By Mary Beth Pfeiffer, Senior Investigative Reporter at Trial Site News | I’m a fire-in-the-belly muckraker who abhors the role of money-fueled corruption in government and medicine. My job: Expose it.
Twenty people who were harmed by Covid-19 vaccines came to Washington D.C. this week—sick, bereaved, from a dozen states—seeking help from the U.S. Food and Drug Administration.
This is what they got: One hour with the top vaccine official in the United States—in a Zoom call to their hotel conference room.
Two had lost sons, 16 and 34 years old, soon after their shots. Three were in wheelchairs, including a girl, 14. A surgeon, nurse practitioner, teacher, and most others can no longer work. Once healthy and fit, many had been eager to be vaccinated.
“They were hiding behind a monitor,” said Brianne Dressen, 41, a Utah mother of two who was incapacitated in a vaccine trial for which she enthusiastically volunteered in November 2020. “All of us, we came out here, and Peter Marks could not get out of his house and meet with us.”
The virtual meeting, which I sat in on, was punctuated by FDA language that the attendees told me they had heard in five such meetings before, specifically about the connection between their suffering and Covid vaccinations.
“The data is not sufficiently robust,” Dr. Peter Marks said repeatedly. “With these low rates, it’s very hard to know what you’re looking at.” The word “rare” was used, and, of course, the phrase “1 in a million.”
And then there was this: “That’s not to say we won’t continue to look.”
Beyond telling several wrenching stories, these debilitated Americans, part of a patient advocacy group called React19, urged the agency to alert doctors to a devastating condition called multisystem inflammatory syndrome, particularly in children. React 19’s website lists about 30 science articles on potential vaccine-related MIS, calling it “a poorly understood, underreported, hyperinflammation of multiple organ systems.” The Covid-associated syndrome may also occur after vaccination, the group argued, and, may go unrecognized.
The Covid Factor
The MIS debate has parallels to another vaccine injury, myocarditis, that claimed the life of Ernesto Ramirez Jr., 16, five days after his Pfizer mRNA shot. The boy’s father, Ernesto Sr., has campaigned to gain recognition for the condition, with an FDA official telling him at one point, “This is a situation we are all going through.” Maybe so.
But as myocarditis cases piled up, the government’s denial of vaccine-caused heart damage was intense. A major paper was withdrawn under pressure, and a Centers for Disease Control article disputed the vaccine role in the deaths of two boys.
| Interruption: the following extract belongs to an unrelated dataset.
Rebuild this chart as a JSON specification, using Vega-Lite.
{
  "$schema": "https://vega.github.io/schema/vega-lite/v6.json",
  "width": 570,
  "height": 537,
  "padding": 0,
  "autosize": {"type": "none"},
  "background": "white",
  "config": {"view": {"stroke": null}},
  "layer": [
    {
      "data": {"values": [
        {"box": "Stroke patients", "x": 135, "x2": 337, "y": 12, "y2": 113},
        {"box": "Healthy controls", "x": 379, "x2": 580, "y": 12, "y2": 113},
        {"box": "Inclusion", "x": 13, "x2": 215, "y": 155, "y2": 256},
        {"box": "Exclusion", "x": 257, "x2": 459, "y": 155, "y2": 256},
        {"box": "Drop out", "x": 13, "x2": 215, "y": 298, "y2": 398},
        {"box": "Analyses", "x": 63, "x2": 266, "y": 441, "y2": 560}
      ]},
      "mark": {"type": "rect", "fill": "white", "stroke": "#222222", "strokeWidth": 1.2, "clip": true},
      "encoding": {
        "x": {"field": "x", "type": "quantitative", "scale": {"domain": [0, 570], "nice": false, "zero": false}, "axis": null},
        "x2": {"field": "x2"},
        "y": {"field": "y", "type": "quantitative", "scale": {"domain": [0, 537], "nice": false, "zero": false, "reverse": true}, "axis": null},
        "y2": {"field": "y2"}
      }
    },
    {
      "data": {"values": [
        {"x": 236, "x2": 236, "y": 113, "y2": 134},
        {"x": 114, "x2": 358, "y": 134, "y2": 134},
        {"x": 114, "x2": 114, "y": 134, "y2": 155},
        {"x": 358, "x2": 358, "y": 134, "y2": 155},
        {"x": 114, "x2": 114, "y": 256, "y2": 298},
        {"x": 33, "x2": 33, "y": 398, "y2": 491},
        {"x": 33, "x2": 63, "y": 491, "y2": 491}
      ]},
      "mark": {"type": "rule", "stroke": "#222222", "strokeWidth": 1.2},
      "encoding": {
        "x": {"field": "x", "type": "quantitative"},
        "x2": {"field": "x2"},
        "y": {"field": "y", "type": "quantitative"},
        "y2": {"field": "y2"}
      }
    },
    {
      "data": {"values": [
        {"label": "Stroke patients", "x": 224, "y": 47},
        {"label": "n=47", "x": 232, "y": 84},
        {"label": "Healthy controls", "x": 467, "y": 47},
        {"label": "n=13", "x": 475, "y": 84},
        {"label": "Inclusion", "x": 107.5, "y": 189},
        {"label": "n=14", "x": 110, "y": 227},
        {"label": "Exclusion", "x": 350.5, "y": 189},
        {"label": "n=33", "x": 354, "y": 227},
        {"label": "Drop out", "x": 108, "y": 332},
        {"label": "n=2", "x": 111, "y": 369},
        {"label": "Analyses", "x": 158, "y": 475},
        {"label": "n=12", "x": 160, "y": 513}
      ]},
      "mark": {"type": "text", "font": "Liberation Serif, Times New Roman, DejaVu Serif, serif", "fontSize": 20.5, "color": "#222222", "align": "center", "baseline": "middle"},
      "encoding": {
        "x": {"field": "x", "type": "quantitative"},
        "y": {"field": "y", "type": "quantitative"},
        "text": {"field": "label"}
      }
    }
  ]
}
Today, the CDC acknowledges the vaccine-myocarditis link, even if asserting it is “rarely” reported. Doctors know now to look for it. Research has suggested it is more prevalent than first thought.
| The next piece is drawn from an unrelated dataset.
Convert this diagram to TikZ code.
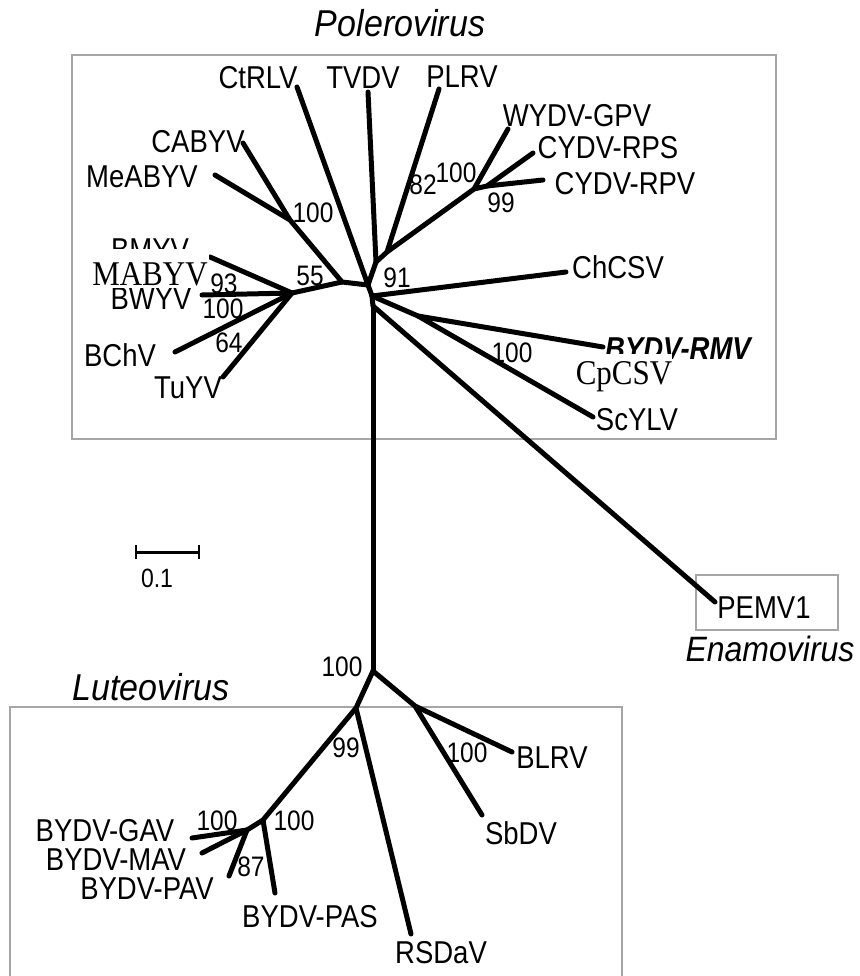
\documentclass[tikz,border=0pt]{standalone}
\usepackage{fontspec}
\setmainfont{Liberation Sans}
\newfontfamily\serifx{Liberation Serif}
\newcommand{\tl}[1]{\scalebox{1}[1.15]{#1}}
\newcommand{\tg}[1]{\scalebox{1}[1.1]{#1}}
\begin{document}
\begin{tikzpicture}[x=1pt,y=-1pt,
  br/.style={line width=5pt, line cap=round, line join=round},
  frame/.style={draw=black!35, line width=2.4pt},
  lab/.style={font=\fontsize{27.5}{30}\selectfont, inner sep=0pt, text height=22.6pt, text depth=0pt},
  bs/.style={font=\fontsize{24.5}{28}\selectfont, inner sep=0pt, text height=20.2pt, text depth=0pt},
  grp/.style={font=\fontsize{34}{38}\selectfont\itshape, inner sep=0pt, text height=26.8pt, text depth=0pt},
  ser/.style={font=\fontsize{31}{34}\selectfont\serifx, inner sep=0pt, text height=23pt, text depth=0pt},
  cover/.style={fill=white, draw=none}]
\useasboundingbox (0,0) rectangle (859,976);
% frames
\draw[frame] (72,55) rectangle (776,439);
\draw[frame] (696,575) rectangle (838,630);
\draw[frame] (10,1000) -- (10,707) -- (622,707) -- (622,1000);
% group labels
\node[grp] (gPol) at (400,23) {\tg{Polerovirus}};
\node[grp] (gLut) at (151,687) {\tg{Luteovirus}};
\node[grp, font=\fontsize{32}{36}\selectfont\itshape] (gEna) at (770,648) {\tg{Enamovirus}};
% internal nodes
\coordinate (N0) at (368,285);
\coordinate (T) at (376,262);
\coordinate (Q) at (387,252);
\coordinate (W) at (474,189);
\coordinate (W2) at (487,186);
\coordinate (F) at (342,282);
\coordinate (CA) at (290,220);
\coordinate (L) at (292,293);
\coordinate (N1) at (372,296);
\coordinate (N2) at (373,306);
\coordinate (RS) at (418,316);
\coordinate (B) at (373,671);
\coordinate (S) at (415,706);
\coordinate (P) at (356,708);
\coordinate (G) at (263,820);
\coordinate (GM) at (247,830);
% tips
\coordinate (tCtRLV) at (297,87);
\coordinate (tTVDV) at (368,92);
\coordinate (tPLRV) at (439,89);
\coordinate (tWYDV) at (508,129);
\coordinate (tRPS) at (533,153);
\coordinate (tRPV) at (543,180);
\coordinate (tCABYV) at (243,143);
\coordinate (tMeABYV) at (215,175);
\coordinate (tBMYV) at (210,257);
\coordinate (tBWYV) at (202,295);
\coordinate (tBChV) at (175,352);
\coordinate (tTuYV) at (223,377);
\coordinate (tChCSV) at (566,272);
\coordinate (tRMV) at (603,347);
\coordinate (tScYLV) at (593,417);
\coordinate (tPEMV) at (715,602);
\coordinate (tBLRV) at (512,752);
\coordinate (tSbDV) at (482,815);
\coordinate (tRSDaV) at (411,934);
\coordinate (tPAS) at (275,893);
\coordinate (tPAV) at (229,876);
\coordinate (tGAV) at (192,838);
\coordinate (tMAV) at (202,853);
% branches
\draw[br] (N0) -- (tCtRLV);
\draw[br] (N0) -- (T) -- (tTVDV);
\draw[br] (T) -- (Q) -- (tPLRV);
\draw[br] (Q) -- (W) -- (tWYDV);
\draw[br] (W) -- (W2) -- (tRPS);
\draw[br] (W2) -- (tRPV);
\draw[br] (N0) -- (F) -- (CA) -- (tCABYV);
\draw[br] (CA) -- (tMeABYV);
\draw[br] (F) -- (L) -- (tBMYV);
\draw[br] (L) -- (tBWYV);
\draw[br] (L) -- (tBChV);
\draw[br] (L) -- (tTuYV);
\draw[br] (N0) -- (N1) -- (tChCSV);
\draw[br] (N1) -- (RS) -- (tRMV);
\draw[br] (RS) -- (tScYLV);
\draw[br] (N1) -- (N2) -- (tPEMV);
\draw[br] (N2) -- (B);
\draw[br] (B) -- (S) -- (tBLRV);
\draw[br] (S) -- (tSbDV);
\draw[br] (B) -- (P) -- (tRSDaV);
\draw[br] (P) -- (G) -- (tPAS);
\draw[br] (G) -- (GM) -- (tGAV);
\draw[br] (GM) -- (tMAV);
\draw[br] (GM) -- (tPAV);
% taxon labels
\node[lab] (lCtRLV) at (258,77) {\tl{CtRLV}};
\node[lab] (lTVDV) at (363,77) {\tl{TVDV}};
\node[lab] (lPLRV) at (462,76) {\tl{PLRV}};
\node[lab] (lWYDV) at (577,115) {\tl{WYDV-GPV}};
\node[lab] (lRPS) at (608,147) {\tl{CYDV-RPS}};
\node[lab] (lRPV) at (625,183) {\tl{CYDV-RPV}};
\node[lab] (lCABYV) at (198,141) {\tl{CABYV}};
\node[lab] (lMeABYV) at (142,176) {\tl{MeABYV}};
\node[lab] (lBMYV) at (150,249) {\tl{BMYV}};
\node[lab] (lBWYV) at (151,298) {\tl{BWYV}};
\node[lab] (lBChV) at (120,355) {\tl{BChV}};
\node[lab] (lTuYV) at (188,387) {\tl{TuYV}};
\node[lab] (lChCSV) at (618,267) {\tl{ChCSV}};
\node[lab, font=\fontsize{27.5}{30}\selectfont\bfseries\itshape] (lRMV) at (678,348) {\tl{BYDV-RMV}};
\node[lab] (lScYLV) at (637,419) {\tl{ScYLV}};
\node[lab] (lPEMV) at (764,607) {\tl{PEMV1}};
\node[lab] (lBLRV) at (552,757) {\tl{BLRV}};
\node[lab] (lSbDV) at (521,833) {\tl{SbDV}};
\node[lab] (lRSDaV) at (441,952) {\tl{RSDaV}};
\node[lab] (lPAS) at (310,916) {\tl{BYDV-PAS}};
\node[lab] (lPAV) at (147,888) {\tl{BYDV-PAV}};
\node[lab] (lMAV) at (116,859) {\tl{BYDV-MAV}};
\node[lab] (lGAV) at (105,830) {\tl{BYDV-GAV}};
% overlaid serif labels
\fill[cover] (90,249) rectangle (209,288);
\node[ser] (lMABYV) at (150,274) {\scalebox{1}[1.12]{MABYV}};
\fill[cover] (574,354) rectangle (672,392);
\node[ser] (lCpCSV) at (624,373) {\scalebox{1}[1.12]{CpCSV}};
% bootstrap values
\node[bs] (b1) at (313,212) {\tl{100}};
\node[bs] (b2) at (423,184) {\tl{82}};
\node[bs] (b3) at (456,172) {\tl{100}};
\node[bs] (b4) at (501,202) {\tl{99}};
\node[bs] (b5) at (310,275) {\tl{55}};
\node[bs] (b6) at (397,277) {\tl{91}};
\node[bs] (b7) at (224,283) {\tl{93}};
\node[bs] (b8) at (223,308) {\tl{100}};
\node[bs] (b9) at (229,342) {\tl{64}};
\node[bs] (b10) at (512,352) {\tl{100}};
\node[bs] (b11) at (342,666) {\tl{100}};
\node[bs] (b12) at (346,747) {\tl{99}};
\node[bs] (b13) at (467,752) {\tl{100}};
\node[bs] (b14) at (217,820) {\tl{100}};
\node[bs] (b15) at (294,820) {\tl{100}};
\node[bs] (b16) at (251,866) {\tl{87}};
% scale bar
\coordinate (sA) at (136,552);
\coordinate (sB) at (199,552);
\draw[line width=3pt] (sA) -- (sB);
\draw[line width=2.5pt] ([yshift=-7pt]sA) -- ([yshift=7pt]sA);
\draw[line width=2.5pt] ([yshift=-7pt]sB) -- ([yshift=7pt]sB);
\node[bs, font=\fontsize{23}{26}\selectfont, text height=18.9pt] (lScale) at (157,578) {\tl{0.1}};
\end{tikzpicture}
\end{document}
On multisystem inflammatory syndrome, the FDA Zoom meeting ultimately turned on a simple question: How many pediatric cases, of a condition that cripples multiple bodily systems, are too many?
But here’s the rub. If a disabled child with MIS had a hint of having had Covid—a common reality of a highly imperfect vaccine—the case is tossed to the “not-the-vaccine” pile.
According to Marks, 58 vaccinated children, 5 to 11 years old, have been diagnosed with the inflammatory syndrome, which, research shows, puts nearly 60 percent in intensive care units and involves heart, kidney, respiratory and blood damage. However, of those 58, Marks told the group, 54 had “laboratory evidence” of prior Covid. Two did not; two were “unclear.” The 54 were discounted.
“At the end of the day, given 7.3 million (vaccinated) children involved here,” Marks said, “it was impossible to make a clear association.”
He pointed to a recent Lancet article that found 21 cases among 12-to-20-years-olds, but concluded, as with myocarditis, the condition was “rare.”
“The (MIS) association is too weak…either in adults or in children,” Marks said.
Joel Wallskog, co-chair of React19, is a Milwaukee orthopedist who performed 850 surgeries a year before the unthinkable happened from a shot in the arm. At 52, he is retired because he cannot stand steady enough to wield a scalpel.
“It’s truly an unfortunate waste of time to meet with them,” he said of the meeting.